Romain Gary

Then, at a party, Lesley Blanch met Romain Kacew (later changed to Romain Gary), a Polish/Russian-born French navigator with the Lorraine Squadron of General de Gaulle’s Free French Forces. It was a coup de foudre, and it was mutual. She arranged for Lee Miller and Germaine Kanova to photograph Gary in his military uniform and wrote in Vogue, in January 1945, about his first novel, Forest of Anger, which portrayed the Partisan groups in Poland.

The couple married on 4 April 1945 and left to live in Bulgaria where Gary was sent en poste – Blanch was never to return to England other than as a visitor. Gary spent every available hour working on his novel. Lesley would say: “He was always going to be a great writer. His mother had decided that.”

On the Road

Life in the French Diplomatic Service took them from the Balkans to Paris, Berne, New York and Los Angeles.

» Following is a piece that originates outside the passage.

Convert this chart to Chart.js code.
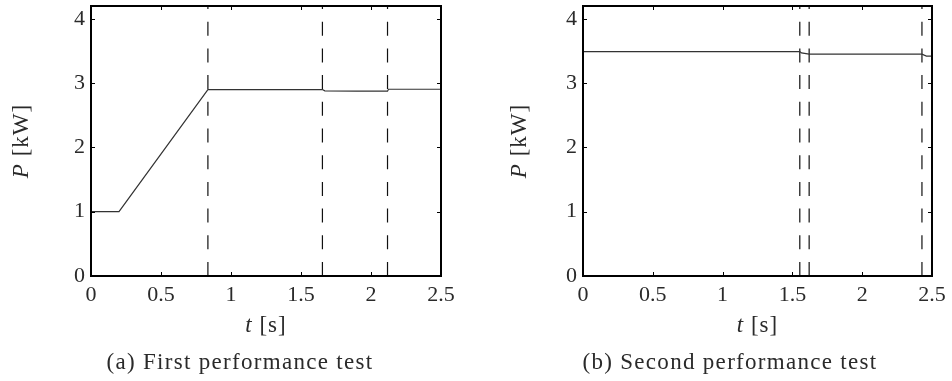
<!DOCTYPE html>
<html lang="en">
<head>
  <meta charset="UTF-8">
  <title>Performance tests</title>
  <script src="https://cdn.jsdelivr.net/npm/chart.js"></script>
  <style>
    body {
      margin: 0;
      background: #fff;
    }
    .row {
      display: flex;
      width: 952px;
      height: 381px;
    }
    canvas {
      display: block;
    }
  </style>
</head>
<body>
  <div class="row">
    <canvas id="chartA" width="476" height="381"></canvas>
    <canvas id="chartB" width="476" height="381"></canvas>
  </div>

  <script>
    // shared ticks
    const xTicks = [0, 0.5, 1, 1.5, 2, 2.5];
    const yTicks = [0, 1, 2, 3, 4];

    // (a) first performance test
    const tA = [0, 0.2, 0.835, 1.653, 1.67, 1.9, 2.118, 2.125, 2.5];
    const pA = [1, 1, 2.9, 2.9, 2.88, 2.875, 2.875, 2.905, 2.905];
    const marksA = [0.835, 1.653, 2.118];

    // (b) second performance test
    const tB = [0, 1.553, 1.565, 1.62, 2.428, 2.46, 2.5];
    const pB = [3.49, 3.49, 3.47, 3.45, 3.45, 3.42, 3.42];
    const marksB = [1.553, 1.62, 2.428];

    const FONT = '"Liberation Serif", "Times New Roman", serif';
    const TEXT = '#2a2a2a';

    // draw a string made of [text, italic] parts, centred at 0,0
    function mixedText(ctx, parts, size, spacing) {
      ctx.letterSpacing = (spacing || 0) + 'px';
      let widths = parts.map(([s, it]) => {
        ctx.font = (it ? 'italic ' : '') + size + 'px ' + FONT;
        return ctx.measureText(s).width;
      });
      let total = widths.reduce((a, b) => a + b, 0);
      let x = -total / 2;
      parts.forEach(([s, it], i) => {
        ctx.font = (it ? 'italic ' : '') + size + 'px ' + FONT;
        ctx.fillText(s, x, 0);
        x += widths[i];
      });
      ctx.letterSpacing = '0px';
    }

    const framePlugin = {
      id: 'frame',
      afterDraw(chart, args, opts) {
        const { ctx, chartArea: a, scales: { x, y } } = chart;
        ctx.save();
        ctx.strokeStyle = '#000';
        ctx.lineWidth = 1;
        xTicks.forEach(v => {
          const px = Math.round(x.getPixelForValue(v)) + 0.5;
          ctx.beginPath();
          ctx.moveTo(px, a.bottom); ctx.lineTo(px, a.bottom - 4);
          ctx.moveTo(px, a.top); ctx.lineTo(px, a.top + 4);
          ctx.stroke();
        });
        yTicks.forEach(v => {
          const py = Math.round(y.getPixelForValue(v)) + 0.5;
          ctx.beginPath();
          ctx.moveTo(a.left, py); ctx.lineTo(a.left + 4, py);
          ctx.moveTo(a.right, py); ctx.lineTo(a.right - 4, py);
          ctx.stroke();
        });
        ctx.lineWidth = 2;
        ctx.strokeRect(a.left, a.top, a.right - a.left, a.bottom - a.top);

        ctx.fillStyle = TEXT;
        ctx.textBaseline = 'middle';
        ctx.textAlign = 'left';
        // x title
        ctx.save();
        ctx.translate((a.left + a.right) / 2, 326);
        mixedText(ctx, [['t', true], [' [s]', false]], 23, 1);
        ctx.restore();
        // y title
        ctx.save();
        ctx.translate(opts.yTitleX, (a.top + a.bottom) / 2);
        ctx.rotate(-Math.PI / 2);
        mixedText(ctx, [['P', true], [' [kW]', false]], 23, 1);
        ctx.restore();
        // caption
        ctx.save();
        ctx.translate(opts.captionX, 363);
        mixedText(ctx, [[opts.caption, false]], 23, 1.3);
        ctx.restore();
        ctx.restore();
      }
    };

    function makeChart(id, t, p, marks, pad, left, yTitleX, captionX, caption) {
      const datasets = [{
        data: t.map((v, i) => ({ x: v, y: p[i] })),
        borderColor: '#333',
        borderWidth: 1.2,
        pointRadius: 0,
        tension: 0
      }];
      marks.forEach(m => {
        datasets.push({
          data: [{ x: m, y: 0 }, { x: m, y: 4.2 }],
          borderColor: '#111',
          borderWidth: 1.2,
          borderDash: [14, 12.7],
          pointRadius: 0
        });
      });

      return new Chart(document.getElementById(id), {
        type: 'line',
        data: { datasets },
        plugins: [framePlugin],
        options: {
          responsive: false,
          animation: false,
          devicePixelRatio: 1,
          layout: { padding: { top: 6, right: pad, left: 0, bottom: 0 } },
          plugins: {
            legend: { display: false },
            tooltip: { enabled: false },
            frame: { yTitleX, captionX, caption }
          },
          scales: {
            x: {
              type: 'linear',
              min: 0,
              max: 2.5,
              afterBuildTicks: s => { s.ticks = xTicks.map(v => ({ value: v })); },
              afterFit: s => { s.height = 105; s.paddingLeft = 0; s.paddingRight = 0; },
              grid: { display: false, drawTicks: false },
              border: { display: false },
              ticks: {
                autoSkip: false,
                maxRotation: 0,
                padding: 6,
                color: TEXT,
                font: { family: FONT, size: 22 },
                callback: v => String(v)
              }
            },
            y: {
              min: 0,
              max: 4.2,
              afterBuildTicks: s => { s.ticks = yTicks.map(v => ({ value: v })); },
              afterFit: s => { s.width = left; s.paddingTop = 0; s.paddingBottom = 0; },
              grid: { display: false, drawTicks: false },
              border: { display: false },
              ticks: {
                padding: 6,
                color: TEXT,
                font: { family: FONT, size: 22 },
                callback: v => String(v)
              }
            }
          }
        }
      });
    }

    makeChart('chartA', tA, pA, marksA, 35, 91, 22, 240, '(a) First performance test');
    makeChart('chartB', tB, pB, marksB, 20, 107, 44, 254, '(b) Second performance test');
  </script>
</body>
</html>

From these home bases they extended their travels further – to Turkey, North Africa, Mexico, Central America . . . When not travelling or socializing, the couple would sit snug in dressing gowns, writing their books in long-hand as neither one had learned to type. “We understood each other perfectly about work and had the same sense of humour, and we both loved animals, all kinds. He used to say: ‘Lesley doesn’t mind my infidelities, she is very eighteenth-century’.

Christmas card by Lesley Blanch, Los Angeles 1957 © Estate of Lesley Blanch

A faithful friend and fickle lover

According to those who knew them as a couple, they had a special affinity and similar interests, and were extremely entertaining. They shared a love of books and ideas, as well as animals. There is a great difference between loving and liking a man, Lesley would say of her husband: “I’m madly in love with him, but he’s unbearable!”